Oil prices have been in rally mode for the past several months. Crude oil is already up roughly 25% this year to more than $60 a barrel. While recovering demand has helped push oil higher, it's getting a lot of support from OPEC and other producers, which are holding back supply. Most oil companies plan to keep their production flat this year, since the market doesn't need any more oil.

However, some oil companies are getting itchy now that crude prices have recovered. That's leading them to go against the grain and ramp up their drilling programs. That decision could come back to bite them if crude oil prices cool off.

A drilling rig at sunset.

Image source: Getty Images.

Unabashedly bullish on oil

While last year was a brutal one for the oil market, Matador Resources (MTDR -0.20%) ended on a positive note. The oil and gas producer generated free cash flow for the first time, producing $60.7 million during the fourth quarter. That enabled it to repay some debt to shore up its balance sheet. 

With crude oil prices higher this year, the company expects to generate even more cash. Because of that and the improvements in its balance sheet, the company initiated a quarterly dividend. That follows in the footsteps of most of its peers, which have been returning an increasing amount of their free cash to shareholders in recent years. 

However, Matador is also deviating from the strategy of most rivals by increasing its capital budget, which will enable it to boost its production. The company plans to invest between $525 million to $575 million on drilling, completing, and equipping wells this year, a 22% increase from last year's $450 million budget at the midpoint. Fueling that increase is the company's decision to add a fourth drilling rig to accelerate its drilling program on Federal land in the Permian Basin in case the Biden administration makes moves that could affect its operations. As a result, the company expects its total oil production to rise by 10% this year. That will enable it to make even more money this year if oil prices hold up.  

A silhouette of an oil pump in an oil field at sunset

Image source: Getty Images.

Betting big on the future of oil

EOG Resources (EOG 1.07%) is also ramping up its investment program this year. The oil company plans to spend between $3.7 billion and $4.1 billion on capital projects, up from nearly $3.5 billion last year. 

On the one hand, EOG's investment plan lines up with the rest of the industry as it will only complete enough new wells to keep its oil production flat with where it ended 2020. However, the company is investing more capital into other projects, including its exploration program and investment to reduce its carbon emissions. Fueling those incremental investments is its desire to "position EOG to be a significant part of the long‐term energy solution," according to CEO Bill Thomas.

The company aims to eliminate routine natural gas flaring in its operations by 2025 and reach net-zero greenhouse gas emissions by 2040. The company hopes that these moves will enable the fossil fuels it produces to compete against cleaner alternatives.

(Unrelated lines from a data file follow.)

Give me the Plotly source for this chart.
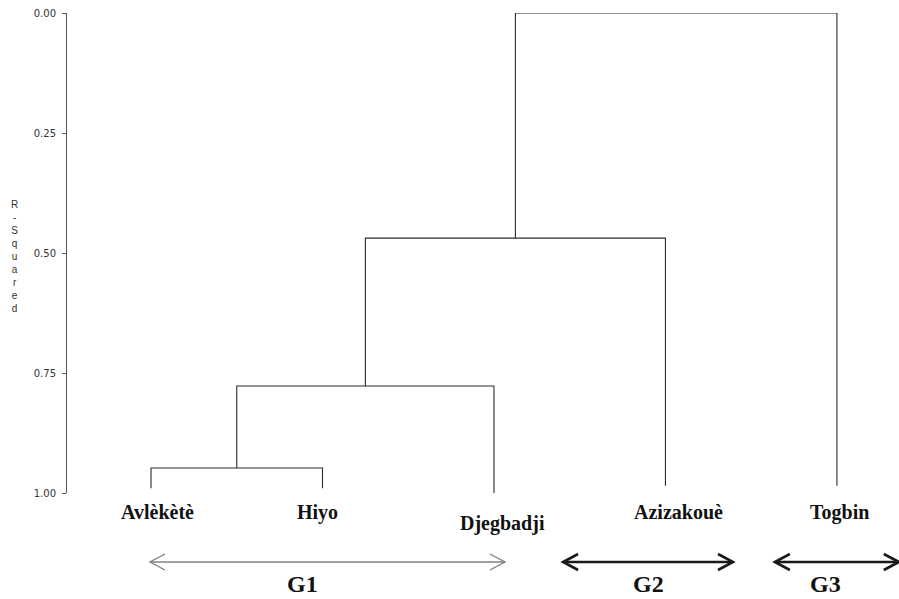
import plotly.graph_objects as go

# ---- data ----
leaves = ["Avlèkètè", "Hiyo", "Djegbadji", "Azizakouè", "Togbin"]
leaf_bottom = [0.99, 0.99, 1.0, 0.985, 0.985]
# merges: (left cluster id, right cluster id, R-squared height); ids 0..4 are leaves, 5.. new clusters
merges = [(0, 1, 0.948), (5, 2, 0.777), (6, 3, 0.469), (7, 4, 0.0)]
yticks = [0.0, 0.25, 0.5, 0.75, 1.0]
ytick_text = ["0.00", "0.25", "0.50", "0.75", "1.00"]
groups = ["G1", "G2", "G3"]
group_span = [(0.994, 3.064), (3.403, 4.394), (4.638, 5.361)]
group_label_x = [1.886, 3.904, 4.936]
group_color = ["#808080", "#1a1a1a", "#1a1a1a"]
group_width = [1.4, 2.6, 2.6]

# ---- geometry ----
X0, X1 = 0.51, 5.362
pos = {i: (i + 1, leaf_bottom[i]) for i in range(len(leaves))}
xs, ys = [], []
cid = len(leaves)
for a, b, h in merges:
    xa, ya = pos[a]
    xb, yb = pos[b]
    xs += [xa, xa, xb, xb, None]
    ys += [ya, h, h, yb, None]
    pos[cid] = ((xa + xb) / 2, h)
    cid += 1

fig = go.Figure()
fig.add_trace(go.Scatter(x=xs, y=ys, mode="lines",
                         line=dict(color="#2b2b2b", width=1.1),
                         hoverinfo="skip", showlegend=False))

def px_(x):
    return (x - X0) / (X1 - X0)

annotations = []
label_shift = [(6, 0), (-5, 0), (9, -11), (13, 0), (3, 0)]
for i, name in enumerate(leaves):
    annotations.append(dict(x=i + 1, y=0, xref="x", yref="paper", text="<b>" + name + "</b>",
                            showarrow=False, yanchor="middle", xanchor="center",
                            xshift=label_shift[i][0], yshift=-19 + label_shift[i][1],
                            font=dict(family="Liberation Serif", size=20, color="#111")))

shapes = []
ay = -69 / 480.0
hx, hy = 15 / 832.0 * (X1 - X0), 8 / 480.0
for g, (a, b), lx, col, w in zip(groups, group_span, group_label_x, group_color, group_width):
    shapes.append(dict(type="line", xref="paper", yref="paper", x0=px_(a), x1=px_(b), y0=ay, y1=ay,
                       line=dict(color=col, width=w)))
    for (tip, back) in [(a, a + hx), (b, b - hx)]:
        shapes.append(dict(type="path", xref="paper", yref="paper",
                           path=f"M {px_(back)},{ay + hy} L {px_(tip)},{ay} L {px_(back)},{ay - hy}",
                           line=dict(color=col, width=w)))
    annotations.append(dict(x=lx, y=-91 / 480.0, xref="x", yref="paper", text="<b>" + g + "</b>",
                            showarrow=False, yanchor="middle", xanchor="center", borderpad=0,
                            font=dict(family="Liberation Serif", size=24, color="#111")))

annotations.append(dict(x=(14 - 67) / 832.0, y=0.5 + (253 - 256) / 480.0, xref="paper", yref="paper",
                        text="<br>".join(list("R-Squared")), showarrow=False,
                        font=dict(family="Liberation Sans", size=10, color="#333"),
                        xanchor="center", yanchor="middle"))

fig.update_layout(
    width=899, height=599,
    margin=dict(l=67, r=0, t=13, b=106),
    paper_bgcolor="white", plot_bgcolor="white",
    showlegend=False,
    xaxis=dict(range=[X0, X1], visible=False, fixedrange=True),
    yaxis=dict(range=[1.0, 0.0], tickvals=yticks, ticktext=ytick_text,
               showgrid=False, zeroline=False, showline=True, linecolor="#555", linewidth=1,
               ticks="outside", ticklen=4, tickcolor="#555", fixedrange=True,
               ticklabelstandoff=4,
               tickfont=dict(family="DejaVu Sans", size=10, color="#333")),
    annotations=annotations,
    shapes=shapes,
)

fig.write_html("out.html", config={"displayModeBar": False, "staticPlot": True},
               post_script="document.body.style.margin='0px';document.body.style.overflow='hidden';")
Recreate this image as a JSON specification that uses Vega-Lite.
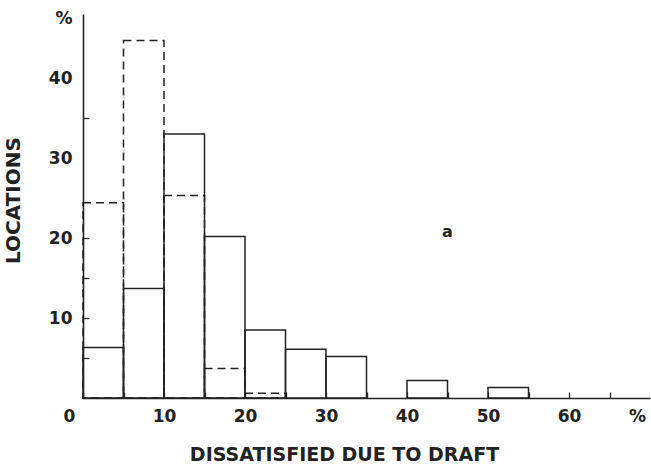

That's why it's also ramping up its exploration program so that it can find new sources of low-cost oil and gas. Thomas stated: "We continue to press forward in our exploration efforts and are allocating more capital in 2021 to test high‐impact oil plays and lease acreage. While much of the industry is scaling back or abandoning exploration, we are confident that our pipeline of new high‐return plays can significantly increase the long‐term value of EOG and we are pursuing them aggressively."

This strategy could pay big dividends if the shift toward renewables doesn't accelerate much more in the future since that suggests the economy will continue consuming lots of crude oil and natural gas. However, if the adoption of alternatives increases and new low-cost, low-carbon options emerge, the company's strategy could backfire.

Bold bets on the future of the oil market

Matador Resources and EOG Resources believe the oil market will continue recovering, even as the global economy shifts to clean fuel sources. That's why they're boosting their capital spending plans. While those strategies could pay big dividends if oil demand strengthens, they could backfire if that doesn't happen. Their decision to go against the grain makes them higher-risk, higher-reward oil stocks.